Everything Everywhere, the joint-venture between T-Mobile and Orange in the UK, has reported losses of one million pay-as-you-go customers since its formation in April last year. The company, which is jointly-owned by France Telecom and Deutsche Telekom, said that the results reflect consolidation and an increased focus on more profitable postpaid customers rather than full-on churn, citing contract adds of 752,000 over nine months.

Everything Everywhere chased-down high-spending pay-as-you-go customers, offering them attractively priced deals in order to secure network lock-in for at least 12 months.

Everything Everywhere CEO Tom Alexander reported a net increase of 33 per cent in postpaid customers, adding that: “This growth has also translated into an increasing proportion of contract customers…This remains a critical value driver going forward, impacting ARPU, revenue and long-term profitability for the company.” Alexander also pointed to increased contract tenure – 58 per cent of customers were on 24-month contracts at year end – as an indicator or reduced churn levels.

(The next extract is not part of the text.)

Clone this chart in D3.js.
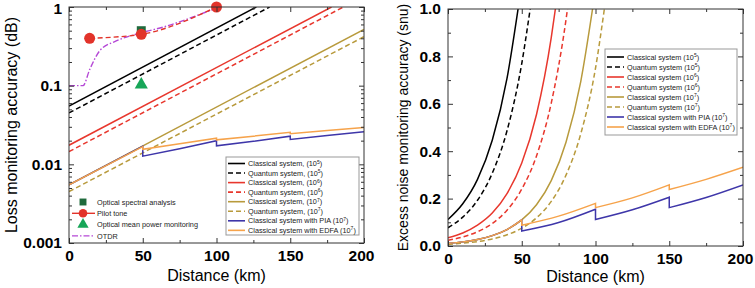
<!DOCTYPE html>
<html>
<head>
<meta charset="utf-8">
<script src="https://cdn.jsdelivr.net/npm/d3@7"></script>
<style>
body { margin: 0; background: #fff; }
svg text { font-family: Arial, "Liberation Sans", sans-serif; }
</style>
</head>
<body>
<svg id="fig" width="755" height="288"></svg>
<script>
// ---------------- data : panel a (loss, log scale) ----------------
var xTicks = [0, 50, 100, 150, 200];
var xMinor = [25, 75, 125, 175];
var lossTicks = [1, 0.1, 0.01, 0.001];

// [distance km, accuracy dB]
var lossClassical5 = [[0, 0.055], [127, 1]];
var lossQuantum5   = [[0, 0.045], [136, 1]];
var lossClassical6 = [[0, 0.0175], [178, 1]];
var lossQuantum6   = [[0, 0.0145], [186, 1]];
var lossClassical7 = [[0, 0.0055], [200, 0.52]];
var lossQuantum7   = [[0, 0.0045], [200, 0.42]];
// series with amplifier jumps : one array per span
var lossPIA  = [[[0, 0.0055], [50, 0.017]],
                [[50, 0.0127], [75, 0.0158], [100, 0.020]],
                [[100, 0.0172], [125, 0.0196], [150, 0.0228]],
                [[150, 0.0207], [175, 0.0232], [200, 0.026]]];
var lossEDFA = [[[0, 0.0055], [50, 0.0168]],
                [[50, 0.0155], [75, 0.0183], [100, 0.0215]],
                [[100, 0.0205], [125, 0.0228], [150, 0.0256]],
                [[150, 0.0245], [175, 0.027], [200, 0.0295]]];

var osaPoints   = [[49, 0.5]];
var pilotPoints = [[14, 0.4], [49, 0.45], [100, 1.0]];
var ompPoints   = [[49, 0.1]];
var otdrLine    = [[0, 0.1], [9.5, 0.1], [14, 0.16], [21, 0.28], [32, 0.37],
                   [49, 0.47], [66, 0.57], [89, 0.81], [100, 0.97]];

// ---------------- data : panel b (excess noise) ----------------
var noiseTicks = [0, 0.2, 0.4, 0.6, 0.8, 1.0];
var noiseMinor = [0.1, 0.3, 0.5, 0.7, 0.9];

var noiseClassical5 = [[0, 0.112], [10, 0.178], [20, 0.281], [30, 0.446], [40, 0.707], [47.5, 1.0]];
var noiseQuantum5   = [[0, 0.077], [10, 0.122], [20, 0.193], [30, 0.307], [40, 0.486], [50, 0.77], [55.7, 1.0]];
var noiseClassical6 = [[0, 0.035], [10, 0.055], [20, 0.088], [30, 0.139], [40, 0.221], [50, 0.35], [60, 0.555], [70, 0.879], [72.8, 1.0]];
var noiseQuantum6   = [[0, 0.024], [10, 0.038], [20, 0.06], [30, 0.095], [40, 0.151], [50, 0.24], [60, 0.38], [70, 0.603], [80, 0.955], [81, 1.0]];
var noiseClassical7 = [[0, 0.011], [10, 0.0174], [20, 0.0276], [30, 0.0438], [40, 0.0694], [50, 0.11], [60, 0.174], [70, 0.276], [80, 0.438], [90, 0.694], [98, 1.0]];
var noiseQuantum7   = [[0, 0.0075], [10, 0.0119], [20, 0.0188], [30, 0.0299], [40, 0.0473], [50, 0.075], [60, 0.119], [70, 0.188], [80, 0.299], [90, 0.473], [100, 0.75], [106, 1.0]];
var noisePIA  = [[[0, 0.011], [10, 0.0174], [20, 0.0276], [30, 0.0438], [40, 0.0694], [50, 0.11]],
                 [[50, 0.063], [75, 0.099], [100, 0.155]],
                 [[100, 0.112], [125, 0.153], [150, 0.206]],
                 [[150, 0.162], [175, 0.205], [200, 0.258]]];
var noiseEDFA = [[[0, 0.011], [10, 0.0174], [20, 0.0276], [30, 0.0438], [40, 0.0694], [50, 0.11]],
                 [[50, 0.088], [75, 0.126], [100, 0.18]],
                 [[100, 0.162], [125, 0.203], [150, 0.258]],
                 [[150, 0.238], [175, 0.281], [200, 0.332]]];

var lossLabels  = ["Classical system, (10", "Quantum system, (10", "Classical system, (10", "Quantum system, (10",
                   "Classical system, (10", "Quantum system, (10", "Classical system with PIA (10", "Classical system with EDFA (10"];
var noiseLabels = ["Classical system (10", "Quantum system (10", "Classical system (10", "Quantum system (10",
                   "Classical system (10", "Quantum system (10", "Classical system with PIA (10", "Classical system with EDFA (10"];
var powers = ["5", "5", "6", "6", "7", "7", "7", "7"];
var markerLabels = ["Optical spectral analysis", "Pilot tone", "Optical mean power monitoring", "OTDR"];

var col = {
  black: "#000000", red: "#e8372d", olive: "#b89a3c", orange: "#f6a34b", blue: "#3e36a9",
  otdr: "#b548d6", osa: "#1f6a3c", pilot: "#e2332a", omp: "#17a658"
};
var lineColors = [col.black, col.black, col.red, col.red, col.olive, col.olive, col.blue, col.orange];
var lineDash   = [null, "5,3", null, "5,3", null, "5,3", null, null];

var svg = d3.select("#fig");

// ---- helpers ----
function segPath(line, segs) {
  // join spans into one path, vertical drop between them
  var d = "";
  segs.forEach(function(s, i) {
    var p = line(s);
    d += (i === 0) ? p : p.replace(/^M/, "L");
  });
  return d;
}

function drawFrame(g, x, y, w, h, yMajor, yMinor, yFmt) {
  var fontStyle = function(sel) {
    sel.selectAll("text").style("font-size", "15.5px").style("font-weight", "bold")
      .style("font-family", "Arial, 'Liberation Sans', sans-serif").attr("fill", "#000");
    sel.select(".domain").remove();
    sel.selectAll("line").attr("stroke", "#333");
  };
  var bx = g.append("g").attr("transform", "translate(0," + h + ")")
    .call(d3.axisBottom(x).tickValues(xTicks).tickSize(-5).tickPadding(7)).call(fontStyle);
  // keep the last label inside the picture
  bx.selectAll("text").filter(function(d) { return d === 200; }).attr("dx", -3);
  g.append("g").attr("transform", "translate(0," + h + ")")
    .call(d3.axisBottom(x).tickValues(xMinor).tickSize(-3).tickFormat("")).call(fontStyle);
  g.append("g").call(d3.axisTop(x).tickValues(xTicks).tickSize(-5).tickFormat("")).call(fontStyle);
  g.append("g").call(d3.axisTop(x).tickValues(xMinor).tickSize(-3).tickFormat("")).call(fontStyle);

  g.append("g").call(d3.axisLeft(y).tickValues(yMajor).tickSize(-5).tickPadding(7).tickFormat(yFmt)).call(fontStyle);
  g.append("g").call(d3.axisLeft(y).tickValues(yMinor).tickSize(-3).tickFormat("")).call(fontStyle);
  g.append("g").attr("transform", "translate(" + w + ",0)")
    .call(d3.axisRight(y).tickValues(yMajor).tickSize(-5).tickFormat("")).call(fontStyle);
  g.append("g").attr("transform", "translate(" + w + ",0)")
    .call(d3.axisRight(y).tickValues(yMinor).tickSize(-3).tickFormat("")).call(fontStyle);

  g.append("rect").attr("width", w).attr("height", h)
    .attr("fill", "none").attr("stroke", "#333").attr("stroke-width", 1);
}

function drawLegend(g, lx, ly, lw, lh, rowY, rowH, labels) {
  g.append("rect").attr("x", lx).attr("y", ly).attr("width", lw).attr("height", lh)
    .attr("fill", "#fff").attr("stroke", "#999").attr("stroke-width", 1);
  labels.forEach(function(lab, i) {
    var yy = rowY + i * rowH;
    g.append("line").attr("x1", lx + 2).attr("x2", lx + 19).attr("y1", yy).attr("y2", yy)
      .attr("stroke", lineColors[i]).attr("stroke-width", 1.6)
      .attr("stroke-dasharray", lineDash[i]);
    var t = g.append("text").attr("x", lx + 22).attr("y", yy + 2.6)
      .style("font-size", "7.3px").attr("fill", "#222");
    t.append("tspan").text(lab);
    t.append("tspan").attr("dy", -2.6).style("font-size", "5px").text(powers[i]);
    t.append("tspan").attr("dy", 2.6).text(")");
  });
}

// ================= panel a =================
var A = { left: 69, top: 7, w: 295, h: 236 };
var gA = svg.append("g").attr("transform", "translate(" + A.left + "," + A.top + ")");
var xA = d3.scaleLinear().domain([0, 200]).range([0, A.w]);
var yA = d3.scaleLog().domain([0.001, 1]).range([A.h, 0]);

var logMinor = [];
[0.001, 0.01, 0.1].forEach(function(dec) {
  for (var k = 2; k <= 9; k++) logMinor.push(dec * k);
});

gA.append("defs").append("clipPath").attr("id", "clipA")
  .append("rect").attr("width", A.w).attr("height", A.h);
var plotA = gA.append("g").attr("clip-path", "url(#clipA)");

var lineA = d3.line().x(function(d) { return xA(d[0]); }).y(function(d) { return yA(d[1]); });
var lossSimple = [lossClassical5, lossQuantum5, lossClassical6, lossQuantum6, lossClassical7, lossQuantum7];
lossSimple.forEach(function(s, i) {
  plotA.append("path").attr("d", lineA(s)).attr("fill", "none")
    .attr("stroke", lineColors[i]).attr("stroke-width", 1.5).attr("stroke-dasharray", lineDash[i]);
});
plotA.append("path").attr("d", segPath(lineA, lossPIA)).attr("fill", "none")
  .attr("stroke", col.blue).attr("stroke-width", 1.5);
plotA.append("path").attr("d", segPath(lineA, lossEDFA)).attr("fill", "none")
  .attr("stroke", col.orange).attr("stroke-width", 1.5);

// monitoring techniques
var curveA = d3.line().curve(d3.curveMonotoneX)
  .x(function(d) { return xA(d[0]); }).y(function(d) { return yA(d[1]); });
plotA.append("path").attr("d", curveA(otdrLine)).attr("fill", "none")
  .attr("stroke", col.otdr).attr("stroke-width", 1.4).attr("stroke-dasharray", "6,2,1.5,2");
plotA.append("path").attr("d", curveA(pilotPoints)).attr("fill", "none")
  .attr("stroke", col.pilot).attr("stroke-width", 1.4).attr("stroke-dasharray", "5,3");

var sym = function(type, size) { return d3.symbol().type(type).size(size)(); };
gA.selectAll(".osa").data(osaPoints).enter().append("path")
  .attr("d", sym(d3.symbolSquare, 80))
  .attr("transform", function(d) { return "translate(" + xA(d[0]) + "," + yA(d[1]) + ")"; })
  .attr("fill", col.osa);
gA.selectAll(".pilot").data(pilotPoints).enter().append("circle")
  .attr("cx", function(d) { return xA(d[0]); }).attr("cy", function(d) { return yA(d[1]); })
  .attr("r", 5.5).attr("fill", col.pilot);
gA.selectAll(".omp").data(ompPoints).enter().append("path")
  .attr("d", sym(d3.symbolTriangle, 75))
  .attr("transform", function(d) { return "translate(" + xA(d[0]) + "," + (yA(d[1]) - 1) + ")"; })
  .attr("fill", col.omp);

drawFrame(gA, xA, yA, A.w, A.h, lossTicks, logMinor, function(d) { return String(d); });
// top label sits a touch lower so it stays inside the picture
gA.selectAll("text").filter(function(d) { return d === 1; }).attr("dy", "0.45em");

drawLegend(gA, 157, 150, 133, 78, 156.5, 9.55, lossLabels);

// technique legend (no box)
var mk = gA.append("g");
markerLabels.forEach(function(lab, i) {
  var yy = 195 + i * 11.3, cx = 14;
  if (i === 1) {
    mk.append("line").attr("x1", 3).attr("x2", 26).attr("y1", yy).attr("y2", yy)
      .attr("stroke", col.pilot).attr("stroke-width", 1.4);
    mk.append("circle").attr("cx", cx).attr("cy", yy).attr("r", 4.3).attr("fill", col.pilot);
  } else if (i === 3) {
    mk.append("line").attr("x1", 3).attr("x2", 26).attr("y1", yy).attr("y2", yy)
      .attr("stroke", col.otdr).attr("stroke-width", 1.4).attr("stroke-dasharray", "6,2,1.5,2");
  } else {
    mk.append("path").attr("d", sym(i === 0 ? d3.symbolSquare : d3.symbolTriangle, i === 0 ? 48 : 55))
      .attr("transform", "translate(" + cx + "," + yy + ")")
      .attr("fill", i === 0 ? col.osa : col.omp);
  }
  mk.append("text").attr("x", 28).attr("y", yy + 2.6).style("font-size", "7.3px")
    .attr("fill", "#222").text(lab);
});

svg.append("text").attr("transform", "translate(17," + (A.top + A.h / 2) + ") rotate(-90)")
  .attr("text-anchor", "middle").style("font-size", "16px").text("Loss monitoring accuracy (dB)");
svg.append("text").attr("x", A.left + A.w / 2).attr("y", 281)
  .attr("text-anchor", "middle").style("font-size", "16px").text("Distance (km)");

// ================= panel b =================
var B = { left: 448, top: 9, w: 295, h: 237 };
var gB = svg.append("g").attr("transform", "translate(" + B.left + "," + B.top + ")");
var xB = d3.scaleLinear().domain([0, 200]).range([0, B.w]);
var yB = d3.scaleLinear().domain([0, 1]).range([B.h, 0]);

gB.append("defs").append("clipPath").attr("id", "clipB")
  .append("rect").attr("width", B.w).attr("height", B.h);
var plotB = gB.append("g").attr("clip-path", "url(#clipB)");

var lineB = d3.line().curve(d3.curveMonotoneX)
  .x(function(d) { return xB(d[0]); }).y(function(d) { return yB(d[1]); });
var noiseSimple = [noiseClassical5, noiseQuantum5, noiseClassical6, noiseQuantum6, noiseClassical7, noiseQuantum7];
noiseSimple.forEach(function(s, i) {
  plotB.append("path").attr("d", lineB(s)).attr("fill", "none")
    .attr("stroke", lineColors[i]).attr("stroke-width", 1.5).attr("stroke-dasharray", lineDash[i]);
});
plotB.append("path").attr("d", segPath(lineB, noisePIA)).attr("fill", "none")
  .attr("stroke", col.blue).attr("stroke-width", 1.5);
plotB.append("path").attr("d", segPath(lineB, noiseEDFA)).attr("fill", "none")
  .attr("stroke", col.orange).attr("stroke-width", 1.5);

drawFrame(gB, xB, yB, B.w, B.h, noiseTicks, noiseMinor, d3.format(".1f"));

drawLegend(gB, 157, 40, 132, 86, 48, 10, noiseLabels);

svg.append("text").attr("transform", "translate(408," + (B.top + B.h / 2) + ") rotate(-90)")
  .attr("text-anchor", "middle").style("font-size", "14px").text("Excess noise monitoring accuracy (snu)");
svg.append("text").attr("x", B.left + B.w / 2).attr("y", 282)
  .attr("text-anchor", "middle").style("font-size", "16px").text("Distance (km)");
</script>
</body>
</html>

The firm’s focus on the Holy Grail of the post-paid customer contrasts with recent research from Ovum which found that operators are coming to accept prepaid as simply another payment model rather than an option reserved for the credit-unworthy. Report author Sara Kaufman said that: “Operators clinging to a migration strategy for their prepaid customer base need to re-examine their objectives.” Ovum’s study of 19 carriers around the world found that some 73 percent of respondents were keen to – or had already begun – offering a wider range of services to prepaid users, including advanced messaging, application downloads and mobile broadband.

With a global trend towards bundling prepaid tariff plans, offering smartphones and comparable volumes of minutes and messages to postpaid options, it remains to be seen whether Everything Everywhere’s strategy will pay off in the longer term.